- MATERIAL SUPPLIED

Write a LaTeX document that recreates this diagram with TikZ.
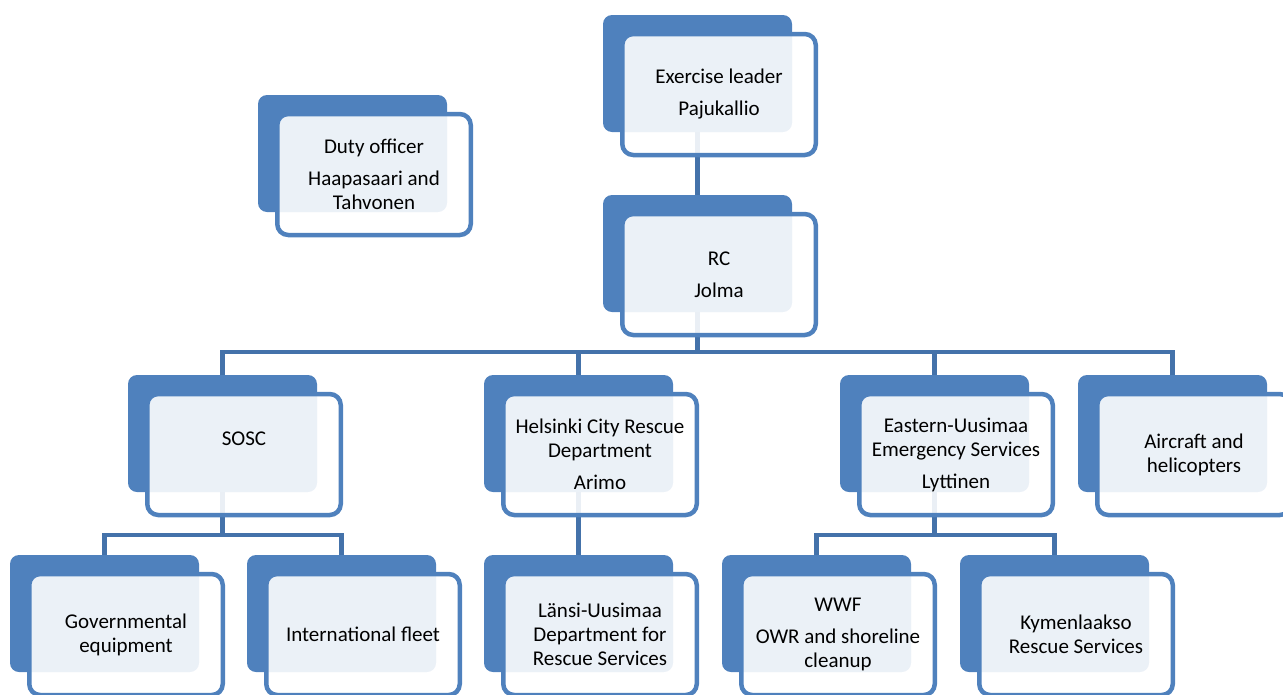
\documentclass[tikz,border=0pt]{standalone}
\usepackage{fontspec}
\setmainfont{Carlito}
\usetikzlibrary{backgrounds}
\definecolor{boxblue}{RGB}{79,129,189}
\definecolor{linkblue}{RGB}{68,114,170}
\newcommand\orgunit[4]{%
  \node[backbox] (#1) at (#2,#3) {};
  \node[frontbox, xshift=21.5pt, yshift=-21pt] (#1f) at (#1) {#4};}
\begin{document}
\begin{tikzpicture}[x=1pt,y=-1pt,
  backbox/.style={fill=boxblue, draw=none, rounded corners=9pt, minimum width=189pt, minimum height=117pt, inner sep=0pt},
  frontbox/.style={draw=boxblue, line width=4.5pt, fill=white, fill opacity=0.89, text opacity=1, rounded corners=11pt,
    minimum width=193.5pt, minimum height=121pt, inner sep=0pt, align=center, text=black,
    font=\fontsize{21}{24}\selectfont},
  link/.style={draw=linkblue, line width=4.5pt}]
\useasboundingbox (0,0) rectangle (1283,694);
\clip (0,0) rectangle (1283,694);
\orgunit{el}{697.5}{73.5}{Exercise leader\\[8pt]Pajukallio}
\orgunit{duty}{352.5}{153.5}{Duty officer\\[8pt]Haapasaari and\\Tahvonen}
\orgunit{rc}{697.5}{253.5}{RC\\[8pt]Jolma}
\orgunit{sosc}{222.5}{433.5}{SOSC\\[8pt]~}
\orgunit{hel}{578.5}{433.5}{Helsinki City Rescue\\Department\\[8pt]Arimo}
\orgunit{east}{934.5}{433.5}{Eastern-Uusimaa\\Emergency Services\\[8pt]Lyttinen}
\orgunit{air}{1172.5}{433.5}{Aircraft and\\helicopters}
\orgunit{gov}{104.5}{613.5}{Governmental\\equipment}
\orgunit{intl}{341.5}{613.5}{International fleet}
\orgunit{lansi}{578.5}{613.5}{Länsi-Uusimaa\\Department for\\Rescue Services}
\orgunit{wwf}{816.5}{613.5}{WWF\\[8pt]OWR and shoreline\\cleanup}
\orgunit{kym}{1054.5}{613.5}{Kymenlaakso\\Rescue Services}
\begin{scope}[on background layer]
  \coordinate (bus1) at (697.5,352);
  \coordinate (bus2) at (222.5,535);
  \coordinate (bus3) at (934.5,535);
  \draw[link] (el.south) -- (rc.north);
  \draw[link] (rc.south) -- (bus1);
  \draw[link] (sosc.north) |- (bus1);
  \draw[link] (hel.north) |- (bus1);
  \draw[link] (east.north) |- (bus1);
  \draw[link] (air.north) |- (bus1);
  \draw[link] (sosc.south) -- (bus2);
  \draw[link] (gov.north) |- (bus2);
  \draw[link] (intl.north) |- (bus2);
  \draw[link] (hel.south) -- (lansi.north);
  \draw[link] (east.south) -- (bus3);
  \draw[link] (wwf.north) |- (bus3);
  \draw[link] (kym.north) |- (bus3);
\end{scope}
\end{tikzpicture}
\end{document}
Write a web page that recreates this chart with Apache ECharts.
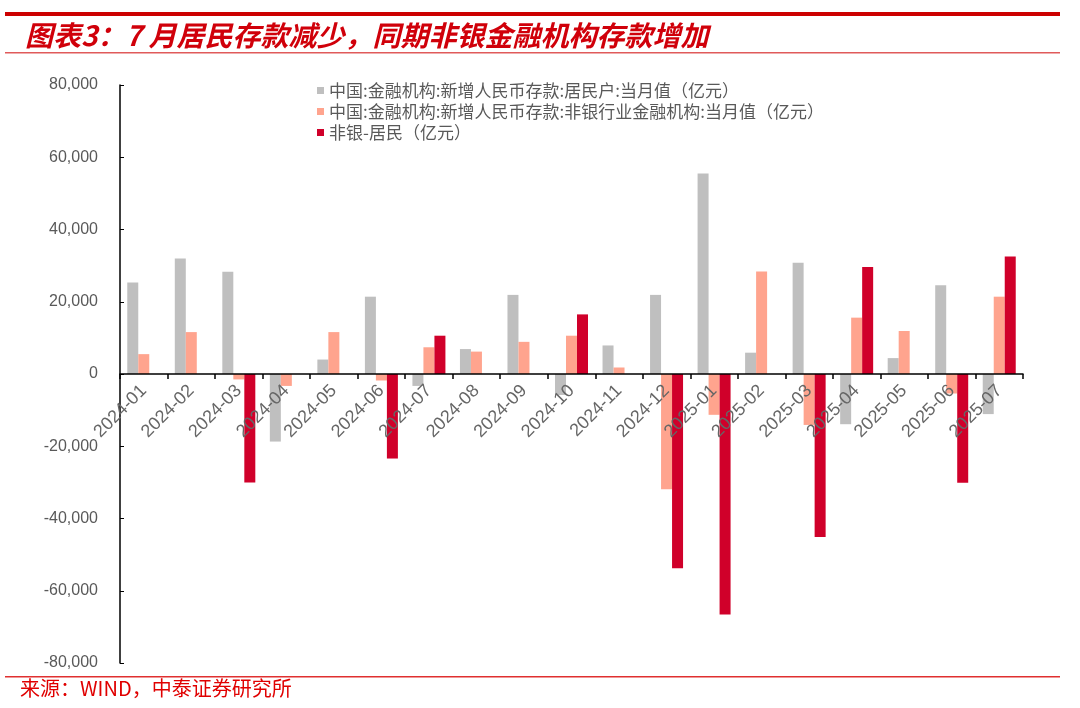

- REQUEST
Transcribe the records above exactly, leaving out every picture.

- EXERCISE RESULT
Write a LaTeX document that recreates this diagram with TikZ.
\documentclass[tikz,border=0pt]{standalone}
\usepackage{fontspec}
\setmainfont{Carlito}
\usetikzlibrary{backgrounds}
\definecolor{boxblue}{RGB}{79,129,189}
\definecolor{linkblue}{RGB}{68,114,170}
\newcommand\orgunit[4]{%
  \node[backbox] (#1) at (#2,#3) {};
  \node[frontbox, xshift=21.5pt, yshift=-21pt] (#1f) at (#1) {#4};}
\begin{document}
\begin{tikzpicture}[x=1pt,y=-1pt,
  backbox/.style={fill=boxblue, draw=none, rounded corners=9pt, minimum width=189pt, minimum height=117pt, inner sep=0pt},
  frontbox/.style={draw=boxblue, line width=4.5pt, fill=white, fill opacity=0.89, text opacity=1, rounded corners=11pt,
    minimum width=193.5pt, minimum height=121pt, inner sep=0pt, align=center, text=black,
    font=\fontsize{21}{24}\selectfont},
  link/.style={draw=linkblue, line width=4.5pt}]
\useasboundingbox (0,0) rectangle (1283,694);
\clip (0,0) rectangle (1283,694);
\orgunit{el}{697.5}{73.5}{Exercise leader\\[8pt]Pajukallio}
\orgunit{duty}{352.5}{153.5}{Duty officer\\[8pt]Haapasaari and\\Tahvonen}
\orgunit{rc}{697.5}{253.5}{RC\\[8pt]Jolma}
\orgunit{sosc}{222.5}{433.5}{SOSC\\[8pt]~}
\orgunit{hel}{578.5}{433.5}{Helsinki City Rescue\\Department\\[8pt]Arimo}
\orgunit{east}{934.5}{433.5}{Eastern-Uusimaa\\Emergency Services\\[8pt]Lyttinen}
\orgunit{air}{1172.5}{433.5}{Aircraft and\\helicopters}
\orgunit{gov}{104.5}{613.5}{Governmental\\equipment}
\orgunit{intl}{341.5}{613.5}{International fleet}
\orgunit{lansi}{578.5}{613.5}{Länsi-Uusimaa\\Department for\\Rescue Services}
\orgunit{wwf}{816.5}{613.5}{WWF\\[8pt]OWR and shoreline\\cleanup}
\orgunit{kym}{1054.5}{613.5}{Kymenlaakso\\Rescue Services}
\begin{scope}[on background layer]
  \coordinate (bus1) at (697.5,352);
  \coordinate (bus2) at (222.5,535);
  \coordinate (bus3) at (934.5,535);
  \draw[link] (el.south) -- (rc.north);
  \draw[link] (rc.south) -- (bus1);
  \draw[link] (sosc.north) |- (bus1);
  \draw[link] (hel.north) |- (bus1);
  \draw[link] (east.north) |- (bus1);
  \draw[link] (air.north) |- (bus1);
  \draw[link] (sosc.south) -- (bus2);
  \draw[link] (gov.north) |- (bus2);
  \draw[link] (intl.north) |- (bus2);
  \draw[link] (hel.south) -- (lansi.north);
  \draw[link] (east.south) -- (bus3);
  \draw[link] (wwf.north) |- (bus3);
  \draw[link] (kym.north) |- (bus3);
\end{scope}
\end{tikzpicture}
\end{document}
Write a web page that recreates this chart with Apache ECharts.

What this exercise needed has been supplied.